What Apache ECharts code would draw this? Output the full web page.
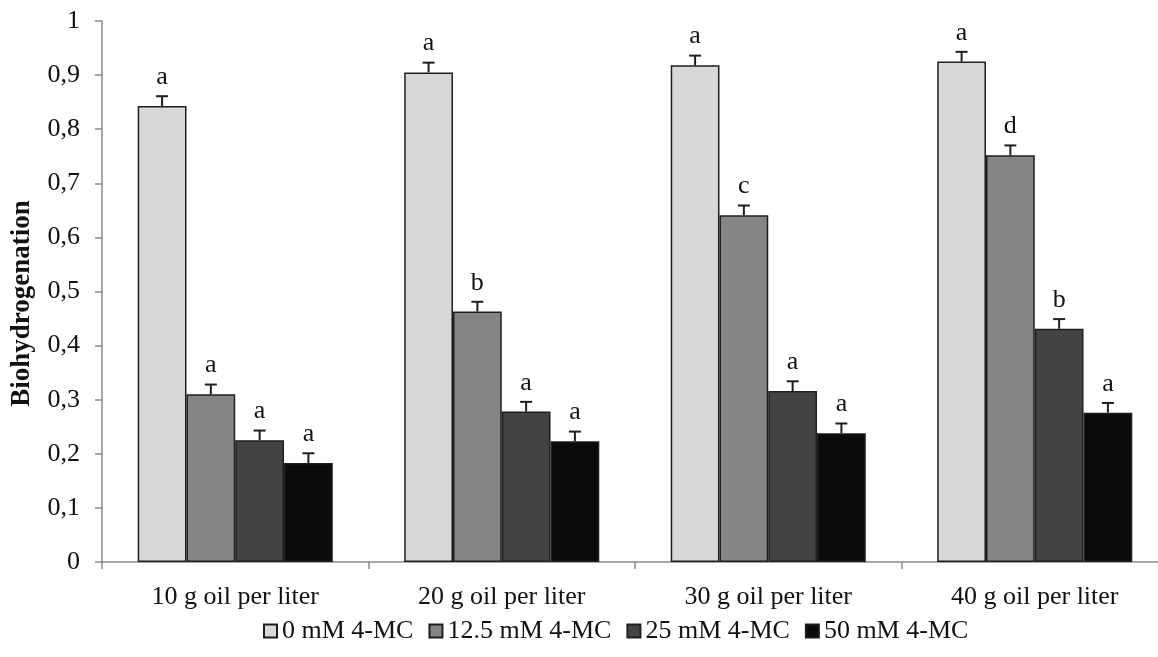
<!DOCTYPE html>
<html>
<head>
<meta charset="utf-8">
<script src="https://cdn.jsdelivr.net/npm/echarts@6/dist/echarts.min.js"></script>
<style>
  html, body { margin: 0; padding: 0; background: #fff; }
  #chart { width: 1158px; height: 657px; }
</style>
</head>
<body>
<div id="chart"></div>
<script>
// Oil dose groups on the x axis
const categories = ['10 g oil per liter', '20 g oil per liter', '30 g oil per liter', '40 g oil per liter'];
// 4-MC treatment levels (one bar series each)
const seriesNames = ['0 mM 4-MC', '12.5 mM 4-MC', '25 mM 4-MC', '50 mM 4-MC'];
// Mean biohydrogenation per treatment, one value per oil dose
const mc0 = [0.843, 0.905, 0.918, 0.925];
const mc125 = [0.310, 0.463, 0.641, 0.752];
const mc25 = [0.225, 0.278, 0.316, 0.431];
const mc50 = [0.183, 0.223, 0.238, 0.276];
// Standard error for each bar
const err0 = [0.018, 0.018, 0.018, 0.018];
const err125 = [0.018, 0.018, 0.018, 0.018];
const err25 = [0.018, 0.018, 0.018, 0.018];
const err50 = [0.018, 0.018, 0.018, 0.018];
// Significance letters above each bar
const let0 = ['a', 'a', 'a', 'a'];
const let125 = ['a', 'b', 'c', 'd'];
const let25 = ['a', 'a', 'a', 'b'];
const let50 = ['a', 'a', 'a', 'a'];
// Y axis tick labels (decimal comma)
const yTicks = ['0', '0,1', '0,2', '0,3', '0,4', '0,5', '0,6', '0,7', '0,8', '0,9', '1'];

const values = [mc0, mc125, mc25, mc50];
const errors = [err0, err125, err25, err50];
const letters = [let0, let125, let25, let50];
const fills = ['#d8d8d8', '#858585', '#434343', '#0b0b0b'];

const BAR_FRAC = 0.183; // each bar's share of a category's width
const FONT = '"Liberation Serif", "DejaVu Serif", serif';
const FS = 26;

const barSeries = values.map((vals, i) => ({
  name: seriesNames[i],
  type: 'bar',
  data: vals,
  barWidth: (BAR_FRAC * 100) + '%',
  barGap: '0%',
  itemStyle: { color: fills[i], borderColor: '#1e1e1e', borderWidth: 1.5 },
  emphasis: { disabled: true },
  z: 2
}));

// Error bars with caps and letters, drawn on top of the bars
const errSeries = values.map((vals, i) => ({
  type: 'custom',
  name: seriesNames[i] + ' err',
  data: vals.map((v, j) => [j, v, errors[i][j], letters[i][j]]),
  encode: { x: 0, y: 1 },
  z: 5,
  silent: true,
  renderItem: function (params, api) {
    const j = api.value(0);
    const v = api.value(1);
    const e = api.value(2);
    const catW = api.size([1, 0])[0];
    const dx = (i - 1.5) * BAR_FRAC * catW;
    const base = api.coord([j, v]);
    const top = api.coord([j, v + e]);
    const x = base[0] + dx;
    const cap = 6;
    const style = { stroke: '#1e1e1e', lineWidth: 2 };
    return {
      type: 'group',
      children: [
        { type: 'line', shape: { x1: x, y1: base[1], x2: x, y2: top[1] }, style: style },
        { type: 'line', shape: { x1: x - cap, y1: top[1], x2: x + cap, y2: top[1] }, style: style },
        {
          type: 'text',
          x: x, y: top[1] - 6,
          style: {
            text: letters[i][j],
            fill: '#111',
            font: FS + 'px ' + FONT,
            align: 'center',
            verticalAlign: 'bottom'
          }
        }
      ]
    };
  }
}));

const chart = echarts.init(document.getElementById('chart'), null, { renderer: 'canvas' });
chart.setOption({
  animation: false,
  backgroundColor: '#fff',
  grid: { left: 102, right: -10, top: 21, bottom: 95, containLabel: false, outerBoundsMode: 'none' },
  legend: {
    data: seriesNames,
    bottom: 8,
    left: 258,
    icon: 'rect',
    itemWidth: 13,
    itemHeight: 13,
    itemGap: 15,
    textStyle: { fontFamily: FONT, fontSize: FS, color: '#111' }
  },
  xAxis: {
    type: 'category',
    data: categories,
    axisLine: { lineStyle: { color: '#8a8a8a', width: 1.5 } },
    axisTick: { show: true, length: 7, alignWithLabel: false, lineStyle: { color: '#8a8a8a', width: 1.5 } },
    axisLabel: { fontFamily: FONT, fontSize: FS, color: '#111', margin: 22, interval: 0 },
    splitLine: { show: false }
  },
  yAxis: {
    type: 'value',
    min: 0,
    max: 1,
    interval: 0.1,
    name: 'Biohydrogenation',
    nameLocation: 'middle',
    nameGap: 66,
    nameTextStyle: { fontFamily: FONT, fontSize: 27, fontWeight: 'bold', color: '#111', padding: [0, 24, 0, 0] },
    axisLine: { show: true, lineStyle: { color: '#8a8a8a', width: 1.5 } },
    axisTick: { show: true, length: 7, lineStyle: { color: '#8a8a8a', width: 1.5 } },
    axisLabel: {
      fontFamily: FONT, fontSize: FS, color: '#111', margin: 22,
      formatter: function (val) { return yTicks[Math.round(val * 10)]; }
    },
    splitLine: { show: false }
  },
  series: barSeries.concat(errSeries)
});
</script>
</body>
</html>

◇ ◇ ◇ ◇ ◇ ◇ ◇

Restate the whole listing above exactly, except for its images.

RESPONSE>
What Apache ECharts code would draw this? Output the full web page.
<!DOCTYPE html>
<html>
<head>
<meta charset="utf-8">
<script src="https://cdn.jsdelivr.net/npm/echarts@6/dist/echarts.min.js"></script>
<style>
  html, body { margin: 0; padding: 0; background: #fff; }
  #chart { width: 1158px; height: 657px; }
</style>
</head>
<body>
<div id="chart"></div>
<script>
// Oil dose groups on the x axis
const categories = ['10 g oil per liter', '20 g oil per liter', '30 g oil per liter', '40 g oil per liter'];
// 4-MC treatment levels (one bar series each)
const seriesNames = ['0 mM 4-MC', '12.5 mM 4-MC', '25 mM 4-MC', '50 mM 4-MC'];
// Mean biohydrogenation per treatment, one value per oil dose
const mc0 = [0.843, 0.905, 0.918, 0.925];
const mc125 = [0.310, 0.463, 0.641, 0.752];
const mc25 = [0.225, 0.278, 0.316, 0.431];
const mc50 = [0.183, 0.223, 0.238, 0.276];
// Standard error for each bar
const err0 = [0.018, 0.018, 0.018, 0.018];
const err125 = [0.018, 0.018, 0.018, 0.018];
const err25 = [0.018, 0.018, 0.018, 0.018];
const err50 = [0.018, 0.018, 0.018, 0.018];
// Significance letters above each bar
const let0 = ['a', 'a', 'a', 'a'];
const let125 = ['a', 'b', 'c', 'd'];
const let25 = ['a', 'a', 'a', 'b'];
const let50 = ['a', 'a', 'a', 'a'];
// Y axis tick labels (decimal comma)
const yTicks = ['0', '0,1', '0,2', '0,3', '0,4', '0,5', '0,6', '0,7', '0,8', '0,9', '1'];

const values = [mc0, mc125, mc25, mc50];
const errors = [err0, err125, err25, err50];
const letters = [let0, let125, let25, let50];
const fills = ['#d8d8d8', '#858585', '#434343', '#0b0b0b'];

const BAR_FRAC = 0.183; // each bar's share of a category's width
const FONT = '"Liberation Serif", "DejaVu Serif", serif';
const FS = 26;

const barSeries = values.map((vals, i) => ({
  name: seriesNames[i],
  type: 'bar',
  data: vals,
  barWidth: (BAR_FRAC * 100) + '%',
  barGap: '0%',
  itemStyle: { color: fills[i], borderColor: '#1e1e1e', borderWidth: 1.5 },
  emphasis: { disabled: true },
  z: 2
}));

// Error bars with caps and letters, drawn on top of the bars
const errSeries = values.map((vals, i) => ({
  type: 'custom',
  name: seriesNames[i] + ' err',
  data: vals.map((v, j) => [j, v, errors[i][j], letters[i][j]]),
  encode: { x: 0, y: 1 },
  z: 5,
  silent: true,
  renderItem: function (params, api) {
    const j = api.value(0);
    const v = api.value(1);
    const e = api.value(2);
    const catW = api.size([1, 0])[0];
    const dx = (i - 1.5) * BAR_FRAC * catW;
    const base = api.coord([j, v]);
    const top = api.coord([j, v + e]);
    const x = base[0] + dx;
    const cap = 6;
    const style = { stroke: '#1e1e1e', lineWidth: 2 };
    return {
      type: 'group',
      children: [
        { type: 'line', shape: { x1: x, y1: base[1], x2: x, y2: top[1] }, style: style },
        { type: 'line', shape: { x1: x - cap, y1: top[1], x2: x + cap, y2: top[1] }, style: style },
        {
          type: 'text',
          x: x, y: top[1] - 6,
          style: {
            text: letters[i][j],
            fill: '#111',
            font: FS + 'px ' + FONT,
            align: 'center',
            verticalAlign: 'bottom'
          }
        }
      ]
    };
  }
}));

const chart = echarts.init(document.getElementById('chart'), null, { renderer: 'canvas' });
chart.setOption({
  animation: false,
  backgroundColor: '#fff',
  grid: { left: 102, right: -10, top: 21, bottom: 95, containLabel: false, outerBoundsMode: 'none' },
  legend: {
    data: seriesNames,
    bottom: 8,
    left: 258,
    icon: 'rect',
    itemWidth: 13,
    itemHeight: 13,
    itemGap: 15,
    textStyle: { fontFamily: FONT, fontSize: FS, color: '#111' }
  },
  xAxis: {
    type: 'category',
    data: categories,
    axisLine: { lineStyle: { color: '#8a8a8a', width: 1.5 } },
    axisTick: { show: true, length: 7, alignWithLabel: false, lineStyle: { color: '#8a8a8a', width: 1.5 } },
    axisLabel: { fontFamily: FONT, fontSize: FS, color: '#111', margin: 22, interval: 0 },
    splitLine: { show: false }
  },
  yAxis: {
    type: 'value',
    min: 0,
    max: 1,
    interval: 0.1,
    name: 'Biohydrogenation',
    nameLocation: 'middle',
    nameGap: 66,
    nameTextStyle: { fontFamily: FONT, fontSize: 27, fontWeight: 'bold', color: '#111', padding: [0, 24, 0, 0] },
    axisLine: { show: true, lineStyle: { color: '#8a8a8a', width: 1.5 } },
    axisTick: { show: true, length: 7, lineStyle: { color: '#8a8a8a', width: 1.5 } },
    axisLabel: {
      fontFamily: FONT, fontSize: FS, color: '#111', margin: 22,
      formatter: function (val) { return yTicks[Math.round(val * 10)]; }
    },
    splitLine: { show: false }
  },
  series: barSeries.concat(errSeries)
});
</script>
</body>
</html>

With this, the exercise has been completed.